Quatro intérpretes admiráveis e um belíssimo programa com cantatas, duetos e música instrumental do barroco italiano e ibérico (incluindo obras de Händel, Agostino Steffani, Alessandro Scarlatti e Jaime de la Té y Sagau, entre outros) fizeram do concerto Dialogo D’Amore na passada quinta-feira um momento marcante do ciclo de música antiga da temporada Gulbenkian.

A soprano Ana Quintans e o contratenor Carlos Mena são, como é do conhecimento do público melómano da música antiga e não só, cantores de primeiro nível no âmbito deste universo, com uma sensibilidade artística que partilha inúmeras afinidades, tanto no plano da abordagem estilística como no cuidado que demonstram na relação texto-música e na subtileza com que usam matizes de colorido e dinâmica.

Os seus timbres também combinam muito bem, como têm demonstrado outras apresentações ao vivo e a gravação da serenata Il Trionfo d’Amore, de Francisco António de Almeida, na recente edição da Naxos com os Músicos do Tejo. O director musical deste agrupamento, Marcos Magalhães, foi também o mentor do programa Dialogo D’Amore e um elemento chave da interpretação como cravista em colaboração com Daniel Zapico na tiorba e na guitarra barroca.
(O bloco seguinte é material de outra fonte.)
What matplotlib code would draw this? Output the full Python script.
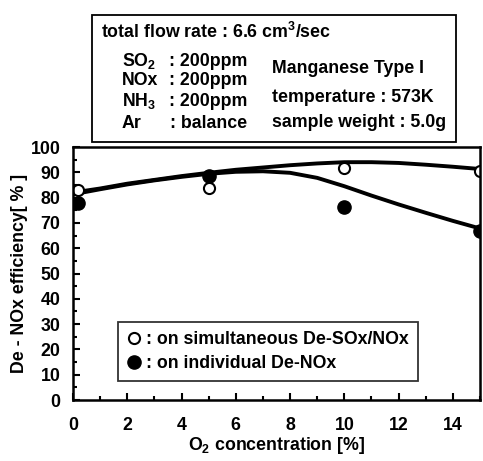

Os dois instrumentistas mostraram igualmente uma grande sintonia com o universo da cantata de câmara através de realizações imaginativas do baixo contínuo, sempre bastante atentas ao carácter das obras — recorde-se que neste repertório o registo da parte instrumental na partitura se limita à linha do baixo com cifras, devendo os intérpretes realizar as harmonias e enriquecer a textura com outras figurações.

Também nas intervenções puramente instrumentais ousaram apostar na componente da improvisação a partir de excertos de obras conhecidas (de François d’Agincourt, Frescobaldi, Kapsberger, Soler e Sanz), especialmente baseadas em baixos ostinatos ou em fórmulas de dança, recriando assim com vivacidade e virtuosismo uma prática habitual nos séculos XVII e XVIII ainda relativamente pouco presente nas salas de concerto do circuito mais convencional da música erudita.

Um programa construído com grande clareza estrutural atribuiu duas cantatas a solo a cada um dos cantores e dois duetos, cruzando as principais tendências destes repertórios através de alguns dos seus principais expoentes. Cada obra constitui um microcosmos de affetti, ideias poéticas ou dramáticas condensadas num ambiente intimista que exige dos intérpretes um trabalho meticuloso e subtil que se afasta do imediatismo mais espectacular da ópera.

Carlos Mena abriu o concerto com uma interpretação cuidada da cantata Dolce pur d’amor l’affano, de Handel, mas foi em Aguarda, espera, de Jaime de la Té y Sagau (1684-1736), prolífico compositor e impressor catalão que viveu mais de 30 anos em Lisboa, que nos deslumbrou com o fulgor que imprimiu às árias e coplas e a inteligência com que cantou o recitativo.

Por seu turno, Ana Quintans cantou com impecável graciosidade a cantata No se enmendará jamás, composta por Händel sobre um texto espanhol durante o seu período romano, e ofereceu-nos uma interpretação notável do ponto de vista dramático e expressivo de Euridice dall’Inferno, de Alessandro Scarlatti.

No que diz respeito aos duetos, Occhi, perchè piangete? de Agostino Steffani é especialmente demonstrativo da mestria do seu autor neste género musical e resulta surpreendente pelo seu contraponto cromático e pela variedade de expressão que confere a cada frase do texto num ambiente de forte densidade emocional. Foi também um excelente veículo para mostrar a estreita cumplicidade entre Ana Quintans e Carlos Mena, a qual se manifesta ao nível do mais pequenos detalhes e se tornou ainda mais evidente no dueto final (o conhecido Tanti strali al sen mi scocchi, de Handel) numa prestação empolgante. Como encore uma surpresa: um lundum e uma modinha a duo mostraram o contributo português para o repertório de salão setecentista.